Lo spettro della politica s’aggira nei talk-show

Qualche giorno fa uno che davvero se ne intende di mass media, soprattutto di tv, l’ottimo Aldo Grasso, metteva il dito sulla piaga degli stessi talk-show - in genere sdraiati su incontri ad insulti fra politici - osando affermare che la crisi della parola, del parlato in tv, insomma dei “talk”, va di pari passo con quella dei parlanti.
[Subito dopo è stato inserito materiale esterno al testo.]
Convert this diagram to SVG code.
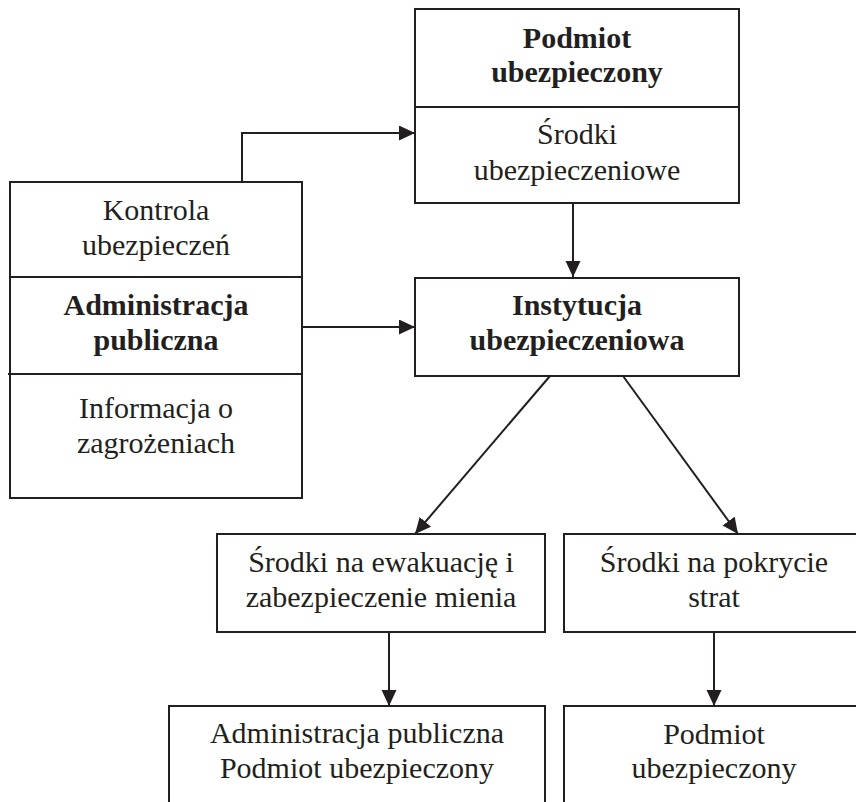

Si sa, il talk-show è quella specie di strumento mediatico che si mangia in un boccone la stessa politica riducendola, esattamente come la prefigurava uno strepitoso Karl Kraus: una sorta di rito tribale mascherato da spontaneità democratica, “un’orgia di parole che prefigura la politica stessa come i capannelli che si formano sempre intorno ad un cadavere”. Geniale, vero? Ma soprattutto vera, questa immagine di una politica ridotta a cadavere su cui s’incrociano le chiacchiere dei capannelli nel momento stesso nel quale la paralisi del “verbum” procede implacabile quella di coloro che parlano. Ma c’è qualcosa di più e di più serio rispetto ai parlanti, ovverosia a coloro che nei talk-show rappresentano la politica, o meglio i relitti, i resti informi, le membra sparse della stesso. Sono  costoro i conduttori dei talk-show, non tutti, le cui responsabilità nella paralisi di cui sopra sono evidenti,  e che impersonano, a loro modo, i gestori di quei capannelli intorno a uno spettro, a un fantasma.

Non a caso e in risposta alla crisi pressoché inarrestabile dei talk, la brava Alessandra Sardoni  (Tg La7) ha voluto per dir così promuovere una riflessione coram populo, cioè non di nascosto o fra i complici addetti ai lavori, per mostrare, per l’appunto, l’evoluzione dei talk dal ventennio berlusconiano alla stagione dei tecnici fino al renzismo; i diversi gradi  di contaminazione con l’intrattenimento e i loro effetti sulla politica o sui contesti in cui agiscono, o ancora, l’incrocio con le categorie dell’antipolitica, di quello che nella cultura televisiva inglese si chiama “spiral of cynicism”. Il che, tra l’altro, sta a significare un deterioramento  irreversibile proprio dello spirito, della vocazione, della funzione del talk. E indica anche che una parte non insignificante di questo ineludibile declino risiede in quella sorta di  “dagli alla politica tout court perché corrotta” o “basta alla politica perché c’è il berlusconismo col suo conflitto d’interessi” o, ancora, “ben venga la stagione dei tecnici al posto di questi sfaccendati di Montecitorio col loro professionismo démodé o, infine e su tutto, “poniamo termine alla casta”, ha prodotto proprio  l’antipolitica che è bensì la negazione della Polis in sé e per sé, ma colpendo di traverso gli stessi gestori della (non) politica in tv. Col risultato, a volte, di ridurre il ruolo dei conduttori se non a comparse quanto meno a complici, sia pure con una schiacciatina d’occhio o una data di gomito.

I rimedi al declino, per quanto ineluttabile, andrebbero tentati, magari invitando persone intelligenti e preparate o, anche, affrontando argomenti interessanti, o, hai visto mai, tenendo a freno gli impulsi dell’indignato speciale, insomma, conoscendo e facendone partecipe il pubblico dei talk, peraltro sempre più scarso, di quella che si chiama civiltà del dibattito, dell’incontro, e pure dello scontro, ma nel quadro di un rispetto di se stessi. Ma forse è già tardi e allora  vai coll’eccelso professore di latino che spiega all’inclita e al volgo, od ovviamente al Renzi da bacchettare, che non si dice amore ma amor vincit omnia.